SET EXERCISE — For this exercise, repeat all of the material verbatim apart from its images.

DATA EXTRACT —
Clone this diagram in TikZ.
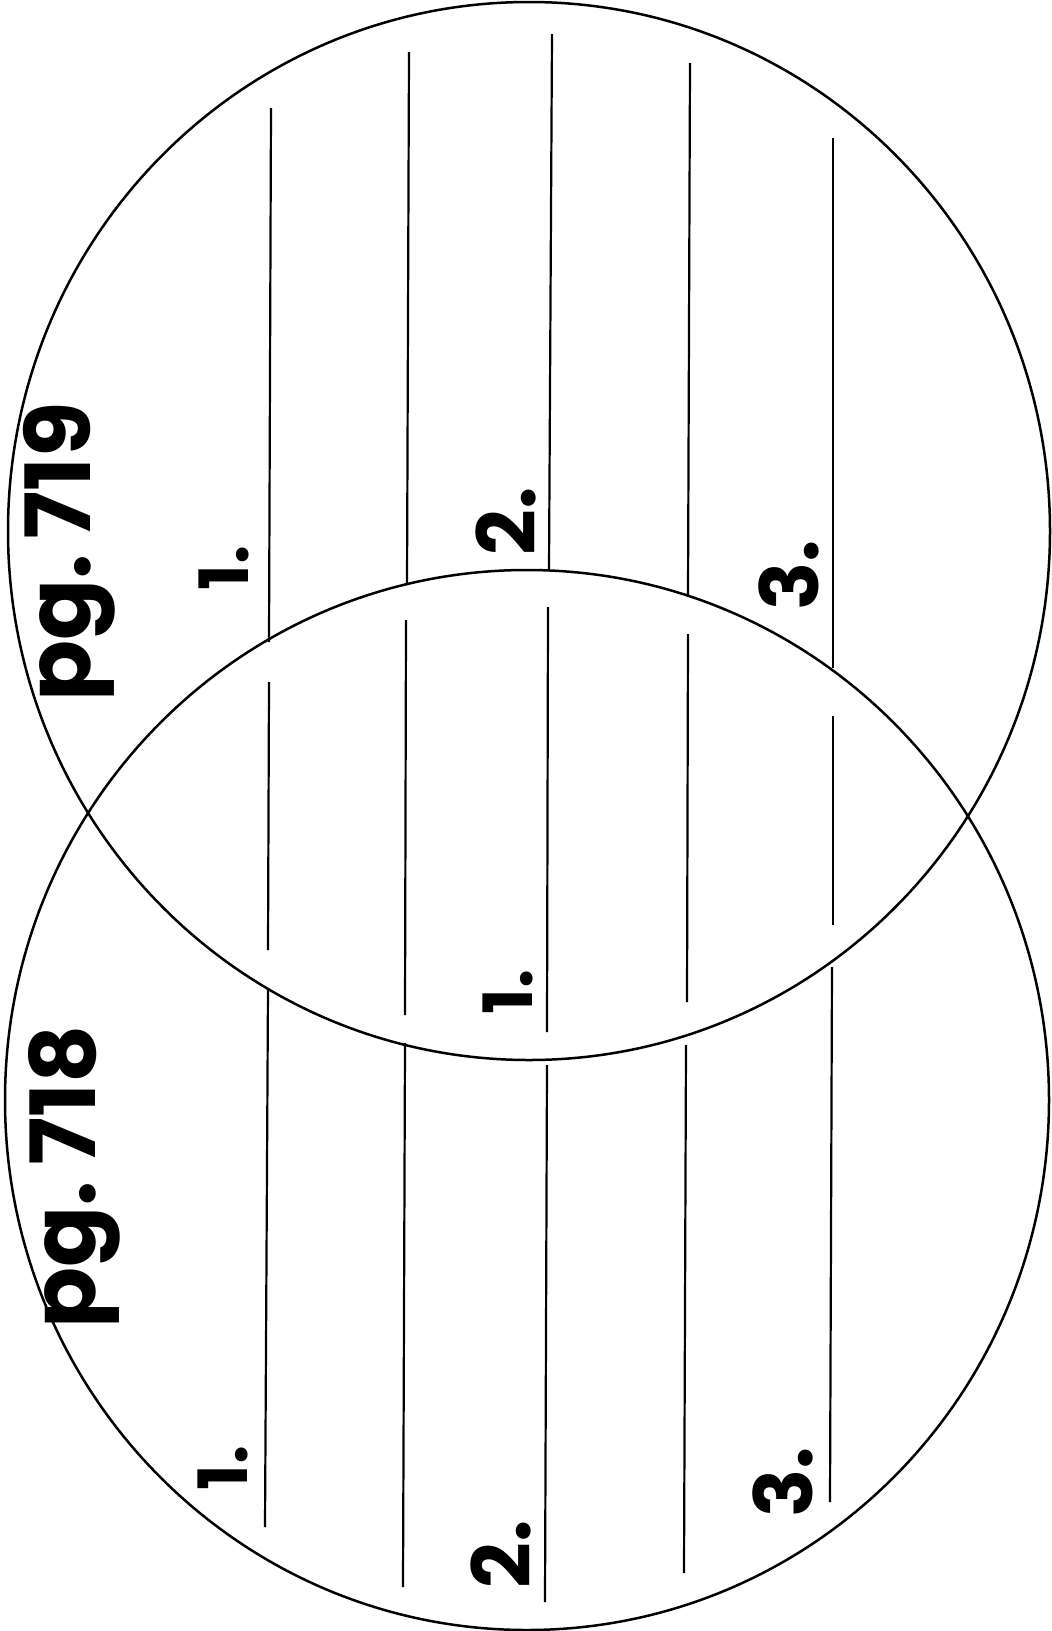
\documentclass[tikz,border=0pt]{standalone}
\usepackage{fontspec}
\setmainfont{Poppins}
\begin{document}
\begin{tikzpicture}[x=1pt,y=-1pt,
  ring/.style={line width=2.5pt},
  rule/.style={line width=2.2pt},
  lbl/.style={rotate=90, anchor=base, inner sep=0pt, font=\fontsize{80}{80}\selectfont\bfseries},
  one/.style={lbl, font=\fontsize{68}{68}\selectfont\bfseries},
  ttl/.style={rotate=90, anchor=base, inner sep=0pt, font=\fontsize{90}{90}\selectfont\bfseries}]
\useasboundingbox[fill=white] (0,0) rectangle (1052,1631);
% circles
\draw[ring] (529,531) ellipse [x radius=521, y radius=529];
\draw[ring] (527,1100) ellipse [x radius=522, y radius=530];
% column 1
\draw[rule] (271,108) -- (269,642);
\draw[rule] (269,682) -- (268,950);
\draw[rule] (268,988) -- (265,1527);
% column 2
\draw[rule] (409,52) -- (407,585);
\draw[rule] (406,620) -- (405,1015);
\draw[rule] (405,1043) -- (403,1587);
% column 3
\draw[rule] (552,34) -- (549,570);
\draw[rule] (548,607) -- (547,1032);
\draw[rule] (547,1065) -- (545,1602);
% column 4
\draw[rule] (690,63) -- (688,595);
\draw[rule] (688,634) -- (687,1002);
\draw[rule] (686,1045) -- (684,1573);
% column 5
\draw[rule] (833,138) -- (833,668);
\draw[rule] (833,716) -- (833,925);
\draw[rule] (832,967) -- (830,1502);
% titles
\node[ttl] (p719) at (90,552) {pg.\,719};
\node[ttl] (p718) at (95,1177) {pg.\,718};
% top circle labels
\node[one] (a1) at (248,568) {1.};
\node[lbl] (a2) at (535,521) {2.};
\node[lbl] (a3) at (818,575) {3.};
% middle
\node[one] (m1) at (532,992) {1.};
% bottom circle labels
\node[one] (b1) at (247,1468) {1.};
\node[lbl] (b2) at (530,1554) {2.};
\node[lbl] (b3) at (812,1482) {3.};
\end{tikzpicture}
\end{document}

EXERCISE RESPONSE —
Clone this diagram in TikZ.
\documentclass[tikz,border=0pt]{standalone}
\usepackage{fontspec}
\setmainfont{Poppins}
\begin{document}
\begin{tikzpicture}[x=1pt,y=-1pt,
  ring/.style={line width=2.5pt},
  rule/.style={line width=2.2pt},
  lbl/.style={rotate=90, anchor=base, inner sep=0pt, font=\fontsize{80}{80}\selectfont\bfseries},
  one/.style={lbl, font=\fontsize{68}{68}\selectfont\bfseries},
  ttl/.style={rotate=90, anchor=base, inner sep=0pt, font=\fontsize{90}{90}\selectfont\bfseries}]
\useasboundingbox[fill=white] (0,0) rectangle (1052,1631);
% circles
\draw[ring] (529,531) ellipse [x radius=521, y radius=529];
\draw[ring] (527,1100) ellipse [x radius=522, y radius=530];
% column 1
\draw[rule] (271,108) -- (269,642);
\draw[rule] (269,682) -- (268,950);
\draw[rule] (268,988) -- (265,1527);
% column 2
\draw[rule] (409,52) -- (407,585);
\draw[rule] (406,620) -- (405,1015);
\draw[rule] (405,1043) -- (403,1587);
% column 3
\draw[rule] (552,34) -- (549,570);
\draw[rule] (548,607) -- (547,1032);
\draw[rule] (547,1065) -- (545,1602);
% column 4
\draw[rule] (690,63) -- (688,595);
\draw[rule] (688,634) -- (687,1002);
\draw[rule] (686,1045) -- (684,1573);
% column 5
\draw[rule] (833,138) -- (833,668);
\draw[rule] (833,716) -- (833,925);
\draw[rule] (832,967) -- (830,1502);
% titles
\node[ttl] (p719) at (90,552) {pg.\,719};
\node[ttl] (p718) at (95,1177) {pg.\,718};
% top circle labels
\node[one] (a1) at (248,568) {1.};
\node[lbl] (a2) at (535,521) {2.};
\node[lbl] (a3) at (818,575) {3.};
% middle
\node[one] (m1) at (532,992) {1.};
% bottom circle labels
\node[one] (b1) at (247,1468) {1.};
\node[lbl] (b2) at (530,1554) {2.};
\node[lbl] (b3) at (812,1482) {3.};
\end{tikzpicture}
\end{document}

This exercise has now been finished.